Below are records; count the lines that contain "this" and give only the total.

Plotting code records:
........
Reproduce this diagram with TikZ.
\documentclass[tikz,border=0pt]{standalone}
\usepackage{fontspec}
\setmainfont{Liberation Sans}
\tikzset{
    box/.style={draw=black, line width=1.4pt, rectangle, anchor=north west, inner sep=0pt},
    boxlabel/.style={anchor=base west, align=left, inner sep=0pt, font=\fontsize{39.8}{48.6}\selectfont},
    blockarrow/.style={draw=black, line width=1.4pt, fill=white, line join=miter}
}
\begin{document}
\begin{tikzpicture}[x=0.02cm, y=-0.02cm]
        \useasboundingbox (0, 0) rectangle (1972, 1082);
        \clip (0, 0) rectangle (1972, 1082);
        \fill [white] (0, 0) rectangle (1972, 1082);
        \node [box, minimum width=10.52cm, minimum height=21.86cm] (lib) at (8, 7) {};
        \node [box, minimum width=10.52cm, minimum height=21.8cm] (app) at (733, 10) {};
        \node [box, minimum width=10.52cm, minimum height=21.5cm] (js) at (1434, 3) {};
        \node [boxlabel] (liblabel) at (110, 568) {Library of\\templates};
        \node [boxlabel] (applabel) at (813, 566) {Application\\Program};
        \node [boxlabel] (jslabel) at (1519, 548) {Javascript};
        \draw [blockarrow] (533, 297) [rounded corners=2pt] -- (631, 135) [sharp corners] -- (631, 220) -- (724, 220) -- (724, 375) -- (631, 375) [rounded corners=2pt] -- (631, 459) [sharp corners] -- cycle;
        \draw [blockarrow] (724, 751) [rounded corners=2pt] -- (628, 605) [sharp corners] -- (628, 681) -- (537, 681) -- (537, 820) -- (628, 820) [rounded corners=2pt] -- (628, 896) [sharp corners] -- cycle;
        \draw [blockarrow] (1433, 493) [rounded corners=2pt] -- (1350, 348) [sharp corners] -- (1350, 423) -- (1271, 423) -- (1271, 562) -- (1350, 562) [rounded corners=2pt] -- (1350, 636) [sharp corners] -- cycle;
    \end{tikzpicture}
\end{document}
........
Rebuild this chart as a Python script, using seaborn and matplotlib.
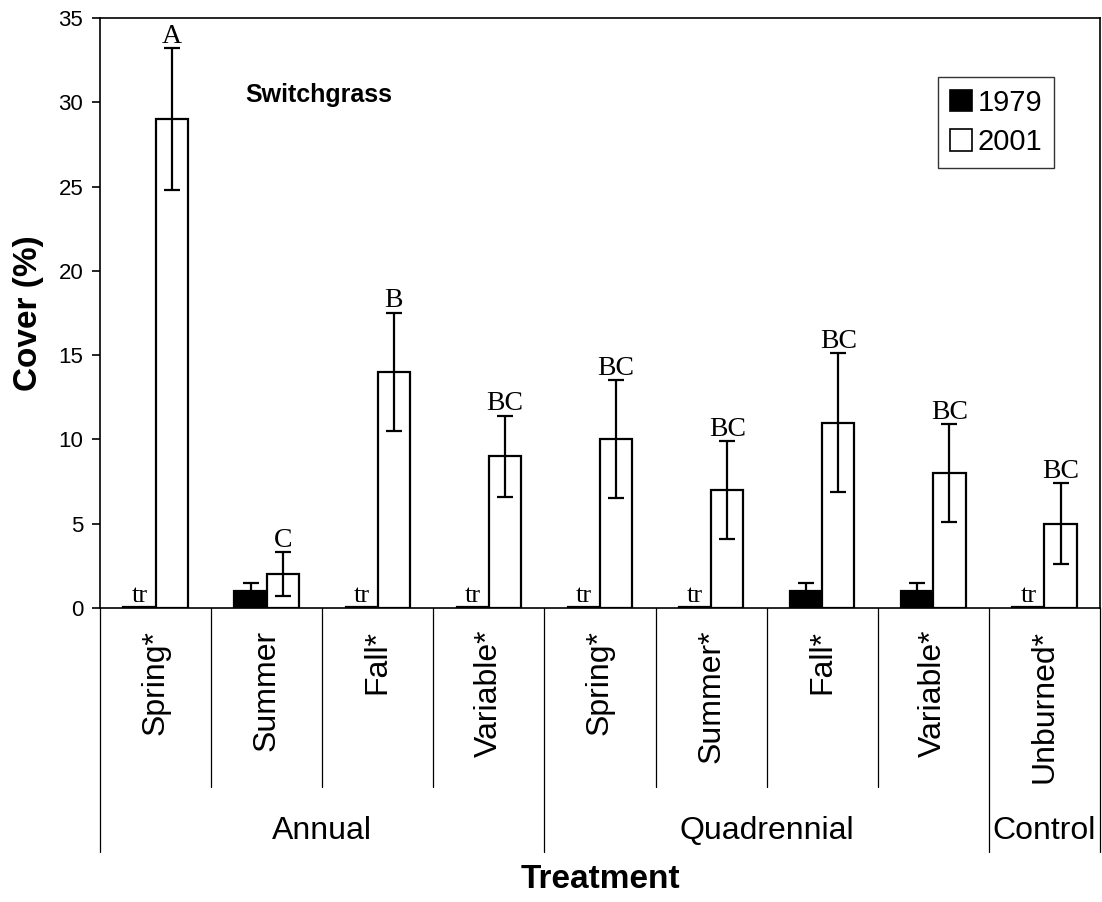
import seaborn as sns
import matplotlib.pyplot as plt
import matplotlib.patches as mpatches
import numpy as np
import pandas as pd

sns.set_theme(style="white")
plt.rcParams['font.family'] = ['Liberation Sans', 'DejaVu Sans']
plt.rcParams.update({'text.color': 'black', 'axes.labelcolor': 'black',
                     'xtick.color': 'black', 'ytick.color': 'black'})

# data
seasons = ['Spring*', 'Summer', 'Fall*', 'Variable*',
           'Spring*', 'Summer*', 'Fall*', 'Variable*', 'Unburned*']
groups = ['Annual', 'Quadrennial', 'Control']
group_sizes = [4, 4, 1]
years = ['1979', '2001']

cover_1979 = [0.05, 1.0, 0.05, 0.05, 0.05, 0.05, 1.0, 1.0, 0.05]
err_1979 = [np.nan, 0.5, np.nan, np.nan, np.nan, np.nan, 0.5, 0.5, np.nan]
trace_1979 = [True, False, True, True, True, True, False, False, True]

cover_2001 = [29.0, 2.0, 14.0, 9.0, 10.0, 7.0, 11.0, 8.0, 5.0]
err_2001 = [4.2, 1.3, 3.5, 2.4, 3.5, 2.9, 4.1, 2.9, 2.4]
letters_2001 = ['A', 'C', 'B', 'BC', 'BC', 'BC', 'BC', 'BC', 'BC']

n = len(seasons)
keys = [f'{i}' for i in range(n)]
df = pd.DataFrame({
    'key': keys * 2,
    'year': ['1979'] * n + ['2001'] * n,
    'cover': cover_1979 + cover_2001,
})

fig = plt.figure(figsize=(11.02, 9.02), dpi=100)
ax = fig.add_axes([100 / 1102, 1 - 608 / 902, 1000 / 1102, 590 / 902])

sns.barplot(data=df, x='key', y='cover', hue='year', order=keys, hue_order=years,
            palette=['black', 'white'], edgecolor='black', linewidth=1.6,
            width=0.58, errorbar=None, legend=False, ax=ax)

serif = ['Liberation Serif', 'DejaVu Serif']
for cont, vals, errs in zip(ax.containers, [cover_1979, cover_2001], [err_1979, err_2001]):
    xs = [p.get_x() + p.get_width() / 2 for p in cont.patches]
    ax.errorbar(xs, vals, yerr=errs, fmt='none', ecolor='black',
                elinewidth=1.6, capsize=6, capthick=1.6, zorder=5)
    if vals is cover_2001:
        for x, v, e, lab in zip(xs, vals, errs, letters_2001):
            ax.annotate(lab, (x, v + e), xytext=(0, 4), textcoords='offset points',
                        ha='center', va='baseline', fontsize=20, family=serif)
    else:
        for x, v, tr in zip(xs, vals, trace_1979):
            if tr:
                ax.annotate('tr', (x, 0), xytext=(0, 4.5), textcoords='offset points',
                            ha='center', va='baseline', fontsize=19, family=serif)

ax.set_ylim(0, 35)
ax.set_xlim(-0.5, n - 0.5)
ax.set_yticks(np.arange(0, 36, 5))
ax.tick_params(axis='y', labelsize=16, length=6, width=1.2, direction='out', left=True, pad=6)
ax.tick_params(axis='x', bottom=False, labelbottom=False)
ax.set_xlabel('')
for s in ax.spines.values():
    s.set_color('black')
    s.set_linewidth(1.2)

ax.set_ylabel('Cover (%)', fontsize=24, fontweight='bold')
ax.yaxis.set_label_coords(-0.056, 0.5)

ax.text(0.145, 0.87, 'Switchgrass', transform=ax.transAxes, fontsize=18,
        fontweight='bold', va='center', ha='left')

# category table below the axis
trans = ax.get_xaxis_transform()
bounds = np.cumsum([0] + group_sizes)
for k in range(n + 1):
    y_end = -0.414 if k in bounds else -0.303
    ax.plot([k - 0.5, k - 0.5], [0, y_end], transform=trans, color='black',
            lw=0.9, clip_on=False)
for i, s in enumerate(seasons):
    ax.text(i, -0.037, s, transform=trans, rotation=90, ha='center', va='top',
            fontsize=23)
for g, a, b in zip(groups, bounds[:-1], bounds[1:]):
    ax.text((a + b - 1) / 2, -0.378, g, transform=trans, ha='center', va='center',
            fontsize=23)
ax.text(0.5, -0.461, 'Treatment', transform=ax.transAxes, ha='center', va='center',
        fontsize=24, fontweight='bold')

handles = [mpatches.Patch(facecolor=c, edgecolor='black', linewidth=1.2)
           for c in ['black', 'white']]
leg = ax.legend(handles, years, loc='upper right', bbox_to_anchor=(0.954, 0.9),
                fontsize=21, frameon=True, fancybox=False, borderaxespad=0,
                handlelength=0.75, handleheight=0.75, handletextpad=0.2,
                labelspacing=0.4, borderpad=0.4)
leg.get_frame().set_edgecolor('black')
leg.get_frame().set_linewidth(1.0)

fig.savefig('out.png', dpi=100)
........
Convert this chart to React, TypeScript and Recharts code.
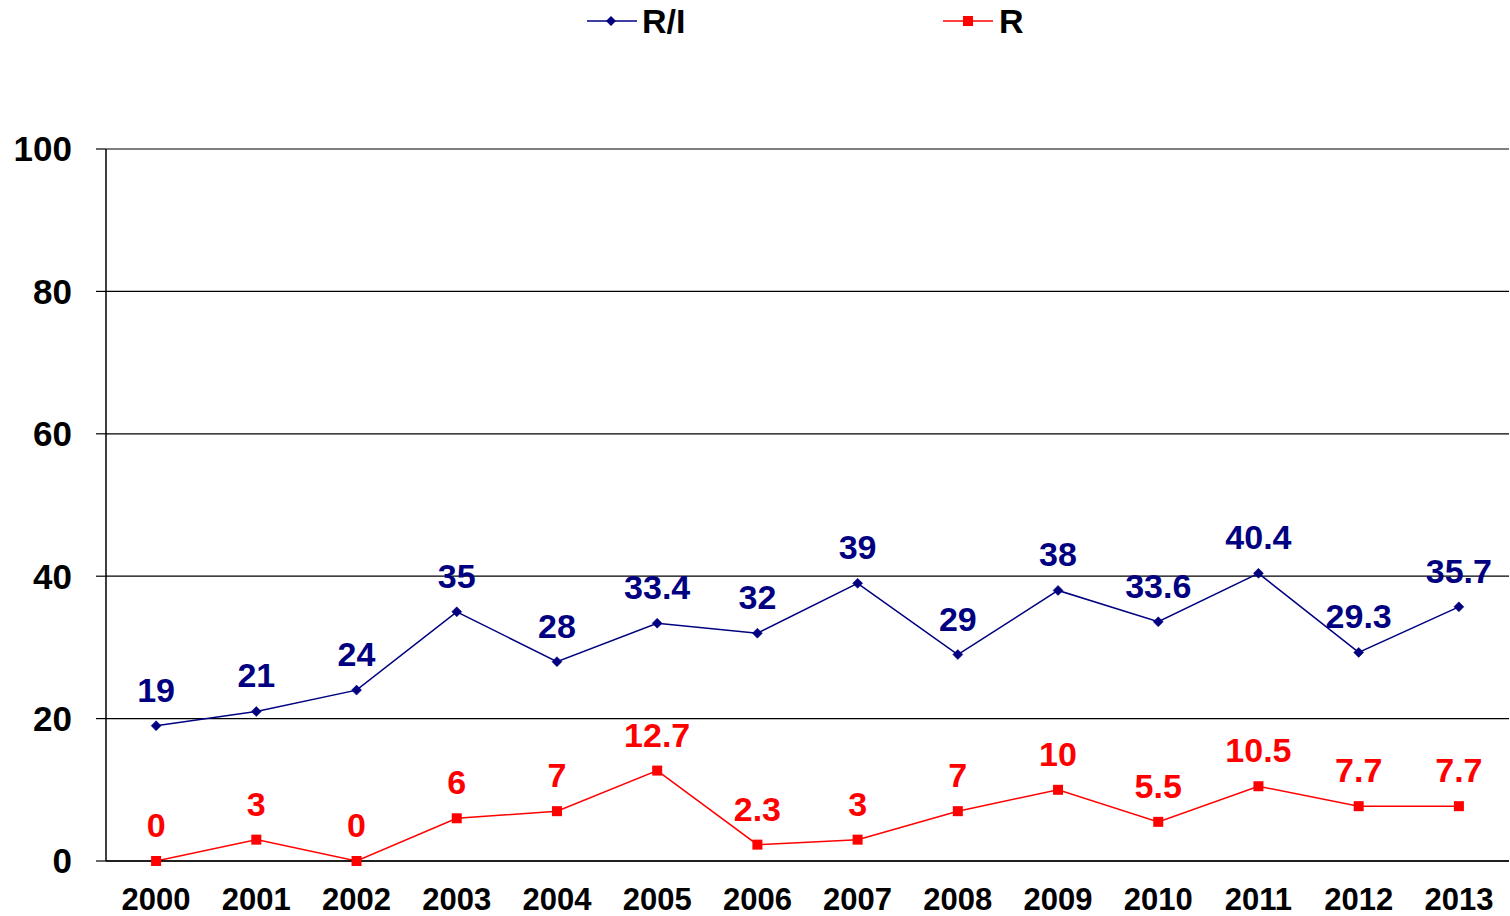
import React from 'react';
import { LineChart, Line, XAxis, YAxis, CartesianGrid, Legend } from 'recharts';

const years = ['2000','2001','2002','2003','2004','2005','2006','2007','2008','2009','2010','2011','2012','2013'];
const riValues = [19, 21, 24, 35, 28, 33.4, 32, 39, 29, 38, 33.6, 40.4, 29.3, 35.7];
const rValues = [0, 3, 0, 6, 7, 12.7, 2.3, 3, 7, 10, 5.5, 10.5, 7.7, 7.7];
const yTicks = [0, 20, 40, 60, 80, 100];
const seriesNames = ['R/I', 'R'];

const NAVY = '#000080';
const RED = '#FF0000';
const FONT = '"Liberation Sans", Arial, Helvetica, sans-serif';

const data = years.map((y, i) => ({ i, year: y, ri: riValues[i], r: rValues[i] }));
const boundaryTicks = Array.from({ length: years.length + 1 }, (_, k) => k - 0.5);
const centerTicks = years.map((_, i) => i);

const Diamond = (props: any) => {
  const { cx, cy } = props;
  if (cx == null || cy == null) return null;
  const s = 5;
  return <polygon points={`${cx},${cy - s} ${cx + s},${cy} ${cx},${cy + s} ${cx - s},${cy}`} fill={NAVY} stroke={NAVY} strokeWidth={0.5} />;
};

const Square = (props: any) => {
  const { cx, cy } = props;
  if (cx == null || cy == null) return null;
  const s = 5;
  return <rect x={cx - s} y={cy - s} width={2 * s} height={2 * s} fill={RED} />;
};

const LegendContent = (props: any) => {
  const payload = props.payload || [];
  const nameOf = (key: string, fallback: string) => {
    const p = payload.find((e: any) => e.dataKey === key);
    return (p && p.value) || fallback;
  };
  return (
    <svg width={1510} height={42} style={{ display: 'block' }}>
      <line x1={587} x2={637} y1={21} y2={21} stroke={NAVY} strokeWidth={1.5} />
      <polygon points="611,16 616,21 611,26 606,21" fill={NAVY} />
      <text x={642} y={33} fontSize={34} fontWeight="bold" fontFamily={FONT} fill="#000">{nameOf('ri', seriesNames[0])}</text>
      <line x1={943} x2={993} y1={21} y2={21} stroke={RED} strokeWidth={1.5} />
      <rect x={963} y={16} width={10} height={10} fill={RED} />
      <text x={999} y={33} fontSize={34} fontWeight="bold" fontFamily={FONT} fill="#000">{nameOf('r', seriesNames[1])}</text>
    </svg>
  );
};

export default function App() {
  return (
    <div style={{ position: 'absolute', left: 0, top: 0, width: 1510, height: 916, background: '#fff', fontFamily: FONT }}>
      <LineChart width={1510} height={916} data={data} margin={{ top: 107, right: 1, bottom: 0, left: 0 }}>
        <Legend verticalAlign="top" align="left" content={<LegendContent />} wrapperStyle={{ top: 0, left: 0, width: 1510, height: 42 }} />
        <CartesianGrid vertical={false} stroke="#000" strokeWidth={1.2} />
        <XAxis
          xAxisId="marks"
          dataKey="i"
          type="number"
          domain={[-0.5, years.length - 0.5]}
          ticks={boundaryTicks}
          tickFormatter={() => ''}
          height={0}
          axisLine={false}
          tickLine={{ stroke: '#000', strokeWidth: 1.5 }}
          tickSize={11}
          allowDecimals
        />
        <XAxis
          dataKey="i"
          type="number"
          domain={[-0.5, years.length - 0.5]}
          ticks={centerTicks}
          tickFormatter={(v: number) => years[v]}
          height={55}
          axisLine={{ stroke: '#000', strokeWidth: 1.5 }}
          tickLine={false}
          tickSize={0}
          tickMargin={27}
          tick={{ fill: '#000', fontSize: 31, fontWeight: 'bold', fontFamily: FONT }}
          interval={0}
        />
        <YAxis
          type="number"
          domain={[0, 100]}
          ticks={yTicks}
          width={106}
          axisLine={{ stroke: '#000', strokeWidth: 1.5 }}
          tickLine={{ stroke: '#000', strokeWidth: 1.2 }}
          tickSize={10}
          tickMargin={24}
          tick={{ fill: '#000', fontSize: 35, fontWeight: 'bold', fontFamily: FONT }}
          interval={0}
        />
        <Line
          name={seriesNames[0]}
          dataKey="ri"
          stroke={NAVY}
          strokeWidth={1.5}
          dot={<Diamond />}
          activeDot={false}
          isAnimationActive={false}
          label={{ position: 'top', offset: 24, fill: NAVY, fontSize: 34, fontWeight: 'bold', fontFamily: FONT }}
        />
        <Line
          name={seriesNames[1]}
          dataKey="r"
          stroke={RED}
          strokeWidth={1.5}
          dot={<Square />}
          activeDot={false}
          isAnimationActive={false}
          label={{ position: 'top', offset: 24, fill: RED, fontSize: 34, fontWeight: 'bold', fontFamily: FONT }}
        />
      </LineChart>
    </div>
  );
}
........
• [The solution]
3